A second mortgagee, however, accepts risks inherent in that security. These include, for instance, a renewal or an extension of time for payment on the original mortgage. See Guleserian v. Fields, 351 Mass. 238, 242-243, 218 N.E.2d 397 (1966). Actions like these cannot be considered prejudicial to the junior mortgagee and, in fact, do not require the approval of the junior mortgagee. See id. at 243, 218 N.E.2d 397. Other situations may be different. For example, we have recognized that a first mortgage holder may not unduly prejudice the junior mortgagee when modifying a first mortgage. See Shane v. Winter Hill Fed. Sav. & Loan Ass'n, 397 Mass. 479, 485-486, 492 N.E.2d 92 (1986).
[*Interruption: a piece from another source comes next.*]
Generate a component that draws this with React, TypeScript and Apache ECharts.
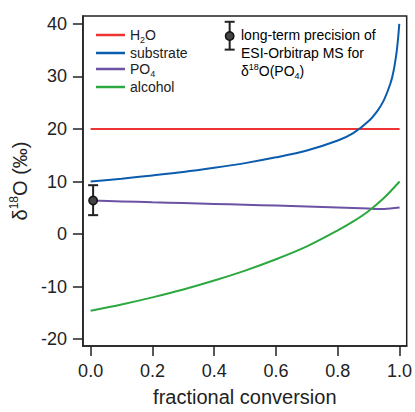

The court must also examine the actions of the subrogee. The degree of knowledge attributable to a subrogee concerning the existence of the intervening mortgage may nullify equitable subrogation. Some courts subrogate without regard for the subrogee's knowledge. See Klotz v. Klotz, 440 N.W.2d 406, 409-410 (Iowa Ct.App.1989); Trus Joist Corp. v. National Union Fire Ins. Co., 190 N.J.Super. 168, 179, 462 A.2d 603 (App.Div.1983), rev'd on other grounds, 97 N.J. 22, 477 A.2d 817 (1984); Providence Inst. for Sav. v. Sims, 441 S.W.2d 516, 520 (Tex.1969). See also Restatement, supra at Reporters' Note, at 529. Others will deny subrogation where the subrogee has actual knowledge, but will permit it where the subrogee has constructive knowledge. See, e.g., Smith v. State Sav. & Loan Ass'n, 175 Cal.App.3d 1092, 1098, 223 Cal.Rptr. 298 (1985); United Carolina Bank v. Beesley, 663 A.2d 574, 576 (Me.1995). Other courts deny equitable subrogation to a subrogee who has mere constructive knowledge of the intervening lien. See Independence One Mtge. Corp. v. Katsaros, 43 Conn.App. 71, 74-75, 681 A.2d 1005 (1996).

We decline to adopt a bright line rule concerning subrogee knowledge. We are persuaded by the reasoning of courts that not only allow subrogation where the subrogee has actual or constructive knowledge of the intervening mortgage, but also look to equity to decide if subrogation is inappropriate. See Davis v. Johnson, 241 Ga. 436, 439-440, 246 S.E.2d 297 (1978). "[K]nowledge is not necessarily fatal to the grantee's claim of subrogation, if equity would nonetheless dictate the recognition of subrogation." Restatement, supra at § 7.6, comment d, at 518. The court must determine, under the circumstances, if the subrogee acted with sufficient knowledge to merit denying subrogation where it would otherwise be the correct result.

Subrogee culpability, like their level of knowledge concerningintervening liens, is not susceptible to a clear rule that might distinguish acts that negate the use of subrogation from those that do not. The subrogee's...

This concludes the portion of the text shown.